There is another explanation for this Egyptian Pherach type of labor, which seems to be at odds with Rashi's explanation, quoted by the Torah Temimah (from the Talmud in Sotah 11b): "The Egyptians used to have the men do the women's work, and the women do the men's work." Now, it is easy to understand how traditional men's work given to women could be a 'back-breaking' experience, especially in ancient Egypt when women did not do that sort of work. While today, the lines of traditional divisions of labor have become blurred, certainly three thousand years ago it was easy to define the different areas of responsibility. Men did not usually sew clothing or bake pita, and women did not generally wage war or plow fields. So it is easy to understand why it would be a 'back- breaking and exhausting' experience for a woman unaccustomed to such labor to plow fields all day.

But why would "women's work" given to men be a back-breaking experience? While it might be true that a man three thousand years ago on average might sew a sleeve that led into the collar (!), it would certainly not be a backbreaking experience. So what is this idea of Pherach labor all about?

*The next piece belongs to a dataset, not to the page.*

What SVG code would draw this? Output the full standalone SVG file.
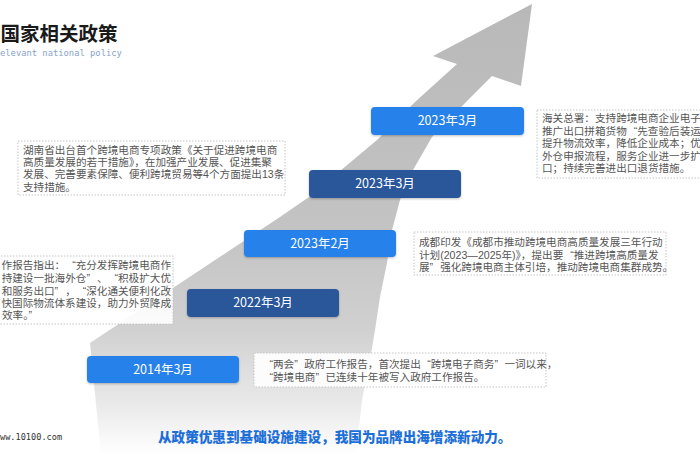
<svg xmlns="http://www.w3.org/2000/svg" width="700" height="470" viewBox="0 0 700 470">
  <defs>
    <linearGradient id="arrowGrad" gradientUnits="userSpaceOnUse" x1="0" y1="0" x2="0" y2="455">
      <stop offset="0" stop-color="#b8b8b8"/>
      <stop offset="0.5" stop-color="#c3c3c3"/>
      <stop offset="0.72" stop-color="#d0d0d0"/>
      <stop offset="0.88" stop-color="#e8e8e8"/>
      <stop offset="1" stop-color="#ffffff"/>
    </linearGradient>
    <filter id="shadow" x="-10%" y="-20%" width="120%" height="150%">
      <feDropShadow dx="0" dy="1" stdDeviation="1" flood-color="#000" flood-opacity="0.25"/>
    </filter>
    <style>
      .cjk { font-family: "Noto Sans CJK SC", "Noto Sans", sans-serif; }
      .body { font-family: "Liberation Sans", "Noto Sans CJK SC", sans-serif; font-size: 10.6px; fill: #555; }
      .qc { letter-spacing: 7px; }
      .lbl { font-family: "Noto Sans CJK SC", sans-serif; font-size: 12.5px; fill: #fff; text-anchor: middle; }
      .light { fill: #2681ea; filter: url(#shadow); }
      .dark { fill: #2c579a; filter: url(#shadow); }
      .dot { fill: #fff; fill-opacity: 0.9; stroke: #c4c4c4; stroke-width: 1; stroke-dasharray: 1.5 1.5; }
    </style>
  </defs>
  <rect x="0" y="0" width="700" height="470" fill="#ffffff"/>

  <g id="arrow">
    <path d="M532,4 L521,86 L492,76 L468,100 L432,137 L413,170 L400,200 L392,230 L387,263 L380,297 L375,330 L370,360 L362,400 L356,455 L101,455 L90,343 L280,217 L309,197 L377,140 L415,102 L457,64 L433,56 Z" fill="url(#arrowGrad)"/>
  </g>

  <g id="connectors"></g>

  <g id="title">
    <text x="0.5" y="41" class="cjk" font-size="19.5" font-weight="bold" fill="#1a1a1a">国家相关政策</text>
    <text x="0" y="55.5" font-family="DejaVu Sans Mono, monospace" font-size="8.8" fill="#86a3cb">elevant national policy</text>
  </g>

  <g id="node-2023-03-top">
    <rect x="371" y="107" width="153" height="28" rx="4" class="light"/>
    <text x="447.5" y="125.4" class="lbl">2023年3月</text>
  </g>
  <g id="node-2023-03">
    <rect x="309" y="170" width="152" height="28" rx="4" class="dark"/>
    <text x="385" y="188.4" class="lbl">2023年3月</text>
  </g>
  <g id="node-2023-02">
    <rect x="244" y="230" width="152" height="27" rx="4" class="light"/>
    <text x="320" y="247.9" class="lbl">2023年2月</text>
  </g>
  <g id="node-2022-03">
    <rect x="187" y="289" width="152" height="28" rx="4" class="dark"/>
    <text x="263" y="307.4" class="lbl">2022年3月</text>
  </g>
  <g id="node-2014-03">
    <rect x="87" y="356" width="152" height="27" rx="4" class="light"/>
    <text x="163" y="373.9" class="lbl">2014年3月</text>
  </g>

  <g id="note-hunan">
    <rect x="18" y="141" width="267" height="54" class="dot"/>
    <text class="body" x="23" y="153.5">湖南省出台首个跨境电商专项政策《关于促进跨境电商</text>
    <text class="body" x="23" y="166">高质量发展的若干措施》，在加强产业发展、促进集聚</text>
    <text class="body" x="23" y="178.3">发展、完善要素保障、便利跨境贸易等4个方面提出13条</text>
    <text class="body" x="23" y="190.6">支持措施。</text>
  </g>

  <g id="note-customs">
    <rect x="537" y="110" width="170" height="68" class="dot"/>
    <text class="body" x="542" y="122">海关总署：支持跨境电商企业电子</text>
    <text class="body" x="542" y="134.5">推广出口拼箱货物<tspan dx="7">“</tspan>先查验后装运</text>
    <text class="body" x="542" y="147">提升物流效率，降低企业成本；优</text>
    <text class="body" x="542" y="159.5">外仓申报流程，服务企业进一步扩</text>
    <text class="body" x="542" y="172">口；持续完善进出口退货措施。</text>
  </g>

  <g id="note-report">
    <rect x="-5" y="256" width="178" height="68" class="dot"/>
    <text class="body" x="171" y="269" text-anchor="end">作报告指出：<tspan dx="7">“</tspan>充分发挥跨境电商作</text>
    <text class="body" x="171" y="281.5" text-anchor="end">持建设一批海外仓<tspan class="qc">”</tspan>、<tspan dx="7">“</tspan>积极扩大优</text>
    <text class="body" x="171" y="294.5" text-anchor="end">和服务出口<tspan class="qc">”</tspan>，<tspan dx="7">“</tspan>深化通关便利化改</text>
    <text class="body" x="171" y="307" text-anchor="end">快国际物流体系建设，助力外贸降成</text>
    <text class="body" x="2" y="319">效率。<tspan class="qc">”</tspan></text>
  </g>

  <g id="note-chengdu">
    <rect x="414" y="232" width="252" height="43" class="dot"/>
    <text class="body" x="419" y="246" font-size="10.9">成都印发《成都市推动跨境电商高质量发展三年行动</text>
    <text class="body" x="419" y="258.5" font-size="10.9">计划(2023—2025年)》，提出要<tspan dx="7">“</tspan>推进跨境高质量发</text>
    <text class="body" x="419" y="271" font-size="10.9">展<tspan class="qc">”</tspan>强化跨境电商主体引培，推动跨境电商集群成势。</text>
  </g>

  <g id="note-2014">
    <rect x="254" y="353" width="292" height="34" class="dot"/>
    <text class="body" x="263" y="368" font-size="10"><tspan dx="6.5">“</tspan>两会<tspan class="qc" style="letter-spacing:6.5px">”</tspan>政府工作报告，首次提出<tspan dx="6.5">“</tspan>跨境电子商务<tspan class="qc" style="letter-spacing:6.5px">”</tspan>一词以来，</text>
    <text class="body" x="263" y="380.5" font-size="10"><tspan dx="6.5">“</tspan>跨境电商<tspan class="qc" style="letter-spacing:6.5px">”</tspan>已连续十年被写入政府工作报告。</text>
  </g>

  <g id="footer">
    <text x="158" y="442" class="cjk" font-size="13.6" font-weight="900" fill="#1d6fd8">从政策优惠到基础设施建设，我国为品牌出海增添新动力。</text>
    <text x="0" y="439.5" font-family="DejaVu Sans Mono, monospace" font-size="8.6" fill="#333">ww.10100.com</text>
  </g>
</svg>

And why does Rashi not give the Talmud's explanation for Pherach labor, instead explaining that the servitude we are talking about is "Hard labour that exhausts the body and breaks it." In theory one might assume that Rashi believes that the type of work the Talmud is discussing is in fact hard labor that exhausts the body and breaks it, but how is it exhausting for a man to be told to sew buttons, just because it is woman's work?

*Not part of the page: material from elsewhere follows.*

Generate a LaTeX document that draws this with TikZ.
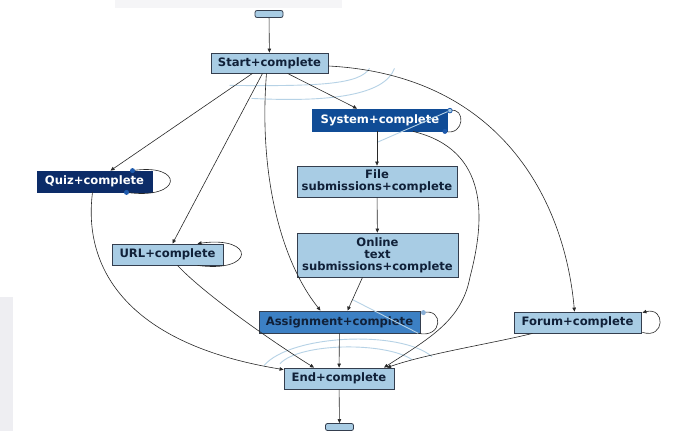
\documentclass[tikz,border=0pt]{standalone}
\usepackage{fontspec}
\setmainfont{DejaVu Sans}
\usetikzlibrary{arrows.meta, calc}
\definecolor{actlight}{RGB}{168,204,228}
\definecolor{actline}{RGB}{52,62,78}
\definecolor{acttext}{RGB}{16,32,56}
\definecolor{quizblue}{RGB}{12,44,104}
\definecolor{sysblue}{RGB}{16,76,150}
\definecolor{asgblue}{RGB}{60,128,196}
\definecolor{fadeedge}{RGB}{182,210,230}
\definecolor{dotblue}{RGB}{30,90,172}
\definecolor{edgeblack}{RGB}{40,40,40}
\definecolor{panelgray}{RGB}{238,238,242}
\tikzset{
  act/.style = {draw = actline, fill = actlight, text = acttext, line width = 0.8,
    inner sep = 0pt, align = center, font = \bfseries\fontsize{11.6}{12}\selectfont},
  term/.style = {draw = actline, fill = actlight, line width = 0.8, rounded corners = 2pt,
    minimum width = 28, minimum height = 7, inner sep = 0pt},
  loopedge/.style = {draw = edgeblack, line width = 0.6},
  arr/.style = {loopedge, -{Triangle[length = 4pt, width = 3.5pt]}},
  fade/.style = {draw = fadeedge, line width = 0.9},
}

\begin{document}
\begin{tikzpicture}[x = 1pt, y = -1pt]
\useasboundingbox (0,0) rectangle (684,431);
\fill [white] (0,0) rectangle (684,431);
\fill [panelgray!60] (115,0) rectangle (342,8);
\fill [panelgray] (0,297) rectangle (13,431);

\node [term] (top) at (269,14) {};
\node [act, minimum width = 117, minimum height = 20] (start) at (269.5,63) {Start+complete};
\node [act, draw = sysblue, fill = sysblue, text = white, minimum width = 135, minimum height = 22] (system) at (380,120) {System+complete};
\node [act, draw = quizblue, fill = quizblue, text = white, minimum width = 115, minimum height = 21] (quiz) at (94.5,181.5) {Quiz+complete};
\node [act, minimum width = 160, minimum height = 31] (file) at (377,181.5) {File\\submissions+complete};
\node [act, minimum width = 111, minimum height = 21] (url) at (167.5,254.5) {URL+complete};
\node [act, minimum width = 161, minimum height = 44] (online) at (377.5,255) {Online\\text\\submissions+complete};
\node [act, fill = asgblue, minimum width = 161, minimum height = 22] (assign) at (339.5,322) {Assignment+complete};
\node [act, minimum width = 127, minimum height = 21] (forum) at (577.5,322.5) {Forum+complete};
\node [act, minimum width = 110, minimum height = 21] (finish) at (339,378.5) {End+complete};
\node [term] (bottom) at (339.5,427) {};

\coordinate (quiztop) at ($(quiz.north)+(38,0)$);
\coordinate (quizbot) at ($(quiz.south)+(32,0)$);
\coordinate (systop) at ($(system.north east)+(2,2)$);
\coordinate (sysbot) at ($(system.south east)+(-3,0)$);
\coordinate (asgtop) at ($(assign.north east)+(3,2)$);
\coordinate (asgbot) at ($(assign.south east)+(-2,0)$);

\draw [fade] ($(start.south)+(-40,12)$) .. controls +(90,1) and +(-10,16) .. ($(start.south)+(100,-5)$);
\draw [fade] ($(start.south)+(-18,25)$) .. controls +(78,4) and +(-10,27) .. ($(start.south)+(125,-5)$);
\draw [fade] ($(finish.north)+(-75,-2)$) .. controls +(26,-31) and +(-32,-27) .. ($(finish.north)+(93,-11)$);
\draw [fade] ($(finish.north)+(-59,-4)$) .. controls +(20,-21) and +(-27,-18) .. ($(finish.north)+(73,-8)$);
\draw [fade] (systop) -- ($(system.south)+(-3,11)$);
\draw [fade] ($(assign.north)+(13,-11)$) -- (asgbot);

\foreach \a/\b in {top/start, file/online, assign/finish, finish/bottom}
\draw [arr] (\a) -- (\b);
\draw [arr] (system.south -| file.north) -- (file.north);
\draw [arr] ($(start.south)+(18,0)$) -- ($(system.north)+(-23,0)$);
\draw [arr] ($(start.south)+(-17,0)$) -- ($(quiz.north)+(16,0)$);
\draw [arr] ($(start.south)+(-7,0)$) -- ($(url.north)+(5,0)$);
\draw [arr] ($(start.south)+(-3,0)$) .. controls +(-8,100) and +(-40,-50) .. ($(assign.north)+(-19,0)$);
\draw [arr] ($(start.east)+(0,3)$) .. controls +(172,9) and +(-10,-112) .. ($(forum.north)+(-3,0)$);
\draw [arr] ($(online.south)+(-15,0)$) -- ($(assign.north)+(8,0)$);
\draw [arr] ($(system.south)+(33,0)$) .. controls (490,150) and (485,220) .. (470,277)
  .. controls (462,320) and (430,338) .. ($(finish.north)+(45,0)$);
\draw [arr] ($(forum.south)+(-45,0)$) .. controls +(-40,10) and +(40,-14) .. ($(finish.north)+(48,0)$);
\draw [arr] ($(quiz.south)+(-2,0)$) .. controls +(-10,78) and +(-154,-25) .. ($(finish.north west)+(0,2)$);
\draw [arr] ($(url.south)+(10,0)$) .. controls +(25,27) and +(-45,-28) .. ($(finish.north)+(-25,0)$);

\draw [loopedge] (quiztop) .. controls +(52,-8) and +(57,8) .. (quizbot);
\draw [arr] ($(url.south)+(30,0)$) .. controls +(58,8) and +(58,-8) .. ($(url.north)+(30,0)$);
\draw [loopedge] (systop) .. controls +(16,-4) and +(20,5) .. (sysbot);
\draw [loopedge] (asgtop) .. controls +(20,-5) and +(25,5) .. (asgbot);
\draw [arr] ($(forum.south east)+(1,-1)$) .. controls +(23,7) and +(23,-6) .. ($(forum.north east)+(1,1)$);

\foreach \c in {quiztop, quizbot, sysbot}
\fill [dotblue] (\c) circle (2.5);
\filldraw [fill = actlight, draw = dotblue, line width = 0.8] (systop) circle (2.3);
\fill [fadeedge!70!dotblue] (asgtop) circle (2.5);
\end{tikzpicture}
\end{document}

There are different understandings given for the nature of the 'hard labor' the Talmud in Sotah is speaking about. Rav Avigdor Nevensahl in his Sichot le'sefer Vayikra points out that when a person is not accustomed to a particular task, it becomes a tremendous burden.

I remember when we were first married, a button popped off one of my army shirts, and I was trying to thread the needle in order to sew the button back on. (In the army there is no-one there to help you mend your clothes, and it was one of those things you had to do every once in a while, so when my wife offered to sew the button back on, wanting to impress her, I proudly explained that I was perfectly capable of sewing it myself.

After watching me struggle and agonize with this needle and thread (there are few things in life more frustrating than a thick string of thread and a very tiny needle-eye...) for some time, my wife couldn't bear it anymore, got up, took the needle and threaded it in about the time it takes to say: 'get a life'!

And this is actually a very deep idea, because on a certain level, we all have different skills coupled with different personalities that make us want to do very different things. And if we are used to doing certain things more often than not, it is because those are the things that we are best suited to do. Indeed, the goal is actually to be happy with whatever we choose to do in life, because if we are happy with what we do it is a sure sign that we are doing what we are meant to be doing and fulfilling our purpose in life.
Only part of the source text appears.